By Porter Anderson, Editor-in-Chief | @Porter_Anderson
‘A Major Celebration of Literature and Culture’
Just two weeks after Publishing Perspectives reported the announcement that Italy will be the Frankfurter Buchmesse’s Guest of Honor market in 2023, Frankfurt has announced today (February 20) that Slovenia will precede Italy, as the 2022 Guest of Honor.
The arrangement has been made by Juergen Boos, director of the Frankfurter Buchmesse, and the Slovenian Book Agency director Renata Zamida. On hand with them in Ljubljana at the signing of the contract was Anton Peršak, Slovenia’s minister of culture, and a group of authors and publishers.
The World Bank’s figures indicate that the Slovenian population in 2016 was 2.065 million. Data provided by Frankfurt shows that the Slovenian market produces some 4,000 titles annually, comprising 300 poetry collections, 500 novels and as many as 900 children’s books.
The country’s first appearance in Frankfurt was in 1997, just six years after Ljubljana had gained independence from Yugoslavia. The Slovenian Book Agency operates with an annual budget of €4.5 million in promoting the country’s literature, with €500,000 earmarked for expanding the international reach of Slovenian authors in translation and publication.
In a prepared statement, Boos is quoted, saying, “Literature plays an exceptional role in Slovenian society. Thirty years after Slovenian intellectuals and authors created the basis for the constitution with their ‘writers’ constitution’ after the declaration of independence from Yugoslavia in 1991, Slovenia is preparing a major celebration of its literature and culture in Frankfurt.
“The local literary scene is very vibrant and extends far beyond the country’s borders. I’m delighted to see the great value placed on poetry in Slovenian society.
“We’re very much looking forward to the appearance of Slovenian authors and publishers in Frankfurt and, with them, will discover the stories of the Guest of Honor.”
‘Many Positive Expectations’
Zamida, speaking for the Slovenian Book Agency, is quoted, saying, “Founded in 1991, Slovenia will be one of the ‘youngest’ countries to appear as Guest of Honor at the Frankfurter Buchmesse.
“However, Slovenian literature as such has existed for much longer than the independent state of Slovenia–and its influence extends far beyond its borders.
“Consider, for example, the many respected literary works by Slovenian authors in neighboring countries, such as Maja Haderlap in Carinthia or Boris Pahor, who lives in Trieste and is already considered a classic Slovenian writer of contemporary literature in Italy, France and Germany.
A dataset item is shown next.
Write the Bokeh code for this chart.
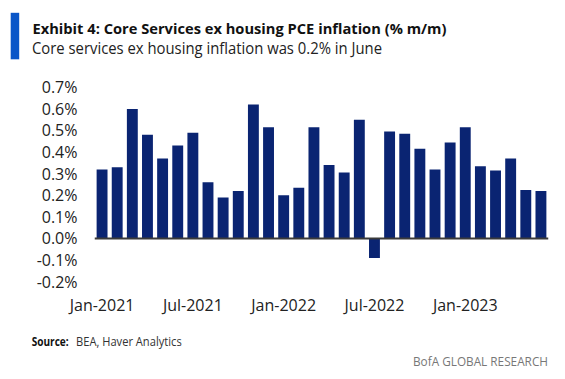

“The world’s most important book fair offers a unique opportunity to present the full spectrum of Slovenian literature and culture to an international audience. The entire Slovenian cultural community—and the book sector in particular, of course—has many positive expectations for Slovenia’s appearance in Frankfurt in 2022. We’ve noticed that the lead-up to this appearance is already having an impact beyond our borders, attracting the attention of the international publishing world.”
And the ministry’s Peršak says, “The Slovenian government and cultural sector consider this invitation a unique opportunity to showcase the accomplishments of Slovenian literature and of the nation itself—its rich culture, quality literature encompassing all genres, and longstanding tradition of literary creativity—at the Frankfurter Buchmesse.
“Slovenia has made a number of remarkable international breakthroughs in various cultural spheres, leaving its mark on the European and global stage despite its small size and less than three decades as a sovereign state and independent cultural entity. The country’s planned participation in Frankfurt is a tremendous opportunity to promote its activities.”
Ljubljana holds two UNESCO titles: In 2010, it was the world body’s World Book Capital and in 2016 it was granted the permanent title of City of Literature.
The organizing committee for 2022 will be placing special emphasis on rights promotion and licensing as it introduces its literary life to the German public and the international industry.